DATA PROVIDED:
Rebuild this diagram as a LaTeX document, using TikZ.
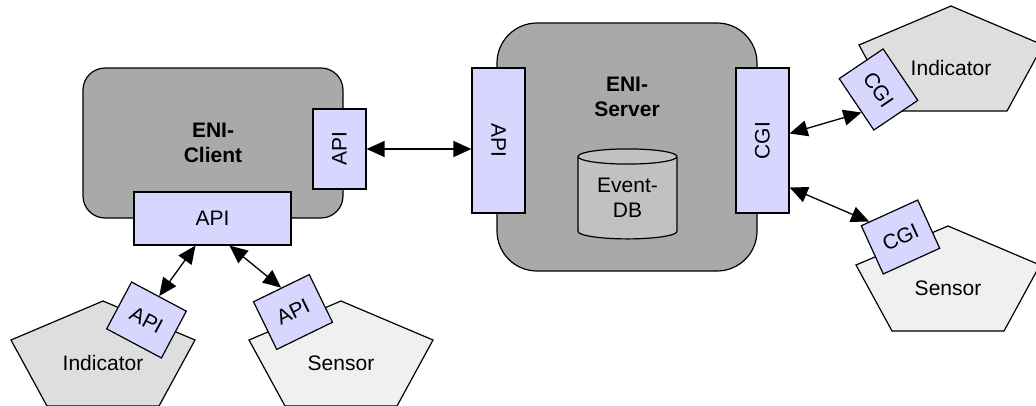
\documentclass[tikz,border=0pt]{standalone}
\usepackage{fontspec}
\setmainfont{Liberation Sans}
\usetikzlibrary{positioning, calc, arrows.meta, shapes.geometric}

\definecolor{hostgray}{RGB}{169,169,169}
\definecolor{ifblue}{RGB}{214,214,255}
\definecolor{dbgray}{RGB}{192,193,192}
\definecolor{indfill}{RGB}{222,222,222}
\definecolor{senfill}{RGB}{240,240,240}

\begin{document}
\begin{tikzpicture}[
		x=1pt, y=-1pt,
		host/.style={rectangle, draw, line width=1.2pt, fill=hostgray, rounded corners=22pt},
		iface/.style={rectangle, draw, line width=1.2pt, fill=ifblue, inner sep=0pt, minimum height=53pt, font=\fontsize{21}{25}\selectfont},
		plug/.style={iface, minimum width=62pt},
		dbase/.style={cylinder, draw, line width=1.2pt, fill=dbgray, shape border rotate=90, aspect=0.25, minimum width=99pt, minimum height=90pt, inner sep=0pt, align=center, font=\fontsize{21}{25}\selectfont},
		mylabel/.style={align=center, font=\fontsize{21}{25}\selectfont},
		boldlabel/.style={align=center, font=\fontsize{21}{25}\selectfont\bfseries},
		link/.style={<->, line width=1.3pt},
		>={Triangle[length=18pt, width=16pt]}
	]
	\useasboundingbox (0,0) rectangle (1036,405);

	% hosts
	\node[host, boldlabel, minimum width=260pt, minimum height=150pt] (client) at (213,143) {ENI-\\Client};
	\node[host, rounded corners=40pt, minimum width=260pt, minimum height=248pt] (srvr) at (627,147) {};
	\node[boldlabel] (srvlabel) at (627,97) {ENI-\\Server};
	\node[dbase] (eventdb) at (627.5,198) {Event-\\DB};

	% interfaces on the hosts
	\node[iface, minimum width=80pt, rotate=90] (cliapi) at (339.5,149) {API};
	\node[iface, minimum width=157pt] (cliapib) at (212.5,218.5) {API};
	\node[iface, minimum width=145pt, rotate=-90] (srvapi) at (498.5,140.5) {API};
	\node[iface, minimum width=145pt, rotate=90] (srvcgi) at (762.5,140.5) {CGI};

	% indicators and sensors
	\foreach \px/\py/\col/\nm/\txt in {103/301/indfill/lind/Indicator, 341/301/senfill/lsen/Sensor, 951/6/indfill/rind/Indicator, 948/226/senfill/rsen/Sensor}
	{
		\draw[line width=1.2pt, fill=\col] (\px,\py) -- ++(92,39) -- ++(-36,66) -- ++(-112,0) -- ++(-36,-66) -- cycle;
		\node[mylabel] (\nm) at (\px,\py+62) {\txt};
	}

	\node[plug, rotate=-28] (indapi) at (146.5,320) {API};
	\node[plug, rotate=26] (senapi) at (293,312) {API};
	\node[plug, rotate=-56] (indcgi) at (878.5,89.5) {CGI};
	\node[plug, rotate=24.5] (sencgi) at (900.5,237) {CGI};

	% connections
	\draw[link] (cliapi.south) -- (cliapi.south -| srvapi.south);
	\draw[link] ([yshift=7pt]srvcgi.south) -- ($(indcgi.south)!0.3!(indcgi.south east)$);
	\draw[link] ([yshift=-47pt]srvcgi.south) -- ($(sencgi.north)!0.7!(sencgi.north west)$);
	\draw[link] ([xshift=-17pt]cliapib.south) -- (indapi.north);
	\draw[link] ([xshift=17pt]cliapib.south) -- (senapi.north);

\end{tikzpicture}
\end{document}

JOB:
Write out the listing above exactly as it stands, pictures excluded.

FULL RESPONSE:
Rebuild this diagram as a LaTeX document, using TikZ.
\documentclass[tikz,border=0pt]{standalone}
\usepackage{fontspec}
\setmainfont{Liberation Sans}
\usetikzlibrary{positioning, calc, arrows.meta, shapes.geometric}

\definecolor{hostgray}{RGB}{169,169,169}
\definecolor{ifblue}{RGB}{214,214,255}
\definecolor{dbgray}{RGB}{192,193,192}
\definecolor{indfill}{RGB}{222,222,222}
\definecolor{senfill}{RGB}{240,240,240}

\begin{document}
\begin{tikzpicture}[
		x=1pt, y=-1pt,
		host/.style={rectangle, draw, line width=1.2pt, fill=hostgray, rounded corners=22pt},
		iface/.style={rectangle, draw, line width=1.2pt, fill=ifblue, inner sep=0pt, minimum height=53pt, font=\fontsize{21}{25}\selectfont},
		plug/.style={iface, minimum width=62pt},
		dbase/.style={cylinder, draw, line width=1.2pt, fill=dbgray, shape border rotate=90, aspect=0.25, minimum width=99pt, minimum height=90pt, inner sep=0pt, align=center, font=\fontsize{21}{25}\selectfont},
		mylabel/.style={align=center, font=\fontsize{21}{25}\selectfont},
		boldlabel/.style={align=center, font=\fontsize{21}{25}\selectfont\bfseries},
		link/.style={<->, line width=1.3pt},
		>={Triangle[length=18pt, width=16pt]}
	]
	\useasboundingbox (0,0) rectangle (1036,405);

	% hosts
	\node[host, boldlabel, minimum width=260pt, minimum height=150pt] (client) at (213,143) {ENI-\\Client};
	\node[host, rounded corners=40pt, minimum width=260pt, minimum height=248pt] (srvr) at (627,147) {};
	\node[boldlabel] (srvlabel) at (627,97) {ENI-\\Server};
	\node[dbase] (eventdb) at (627.5,198) {Event-\\DB};

	% interfaces on the hosts
	\node[iface, minimum width=80pt, rotate=90] (cliapi) at (339.5,149) {API};
	\node[iface, minimum width=157pt] (cliapib) at (212.5,218.5) {API};
	\node[iface, minimum width=145pt, rotate=-90] (srvapi) at (498.5,140.5) {API};
	\node[iface, minimum width=145pt, rotate=90] (srvcgi) at (762.5,140.5) {CGI};

	% indicators and sensors
	\foreach \px/\py/\col/\nm/\txt in {103/301/indfill/lind/Indicator, 341/301/senfill/lsen/Sensor, 951/6/indfill/rind/Indicator, 948/226/senfill/rsen/Sensor}
	{
		\draw[line width=1.2pt, fill=\col] (\px,\py) -- ++(92,39) -- ++(-36,66) -- ++(-112,0) -- ++(-36,-66) -- cycle;
		\node[mylabel] (\nm) at (\px,\py+62) {\txt};
	}

	\node[plug, rotate=-28] (indapi) at (146.5,320) {API};
	\node[plug, rotate=26] (senapi) at (293,312) {API};
	\node[plug, rotate=-56] (indcgi) at (878.5,89.5) {CGI};
	\node[plug, rotate=24.5] (sencgi) at (900.5,237) {CGI};

	% connections
	\draw[link] (cliapi.south) -- (cliapi.south -| srvapi.south);
	\draw[link] ([yshift=7pt]srvcgi.south) -- ($(indcgi.south)!0.3!(indcgi.south east)$);
	\draw[link] ([yshift=-47pt]srvcgi.south) -- ($(sencgi.north)!0.7!(sencgi.north west)$);
	\draw[link] ([xshift=-17pt]cliapib.south) -- (indapi.north);
	\draw[link] ([xshift=17pt]cliapib.south) -- (senapi.north);

\end{tikzpicture}
\end{document}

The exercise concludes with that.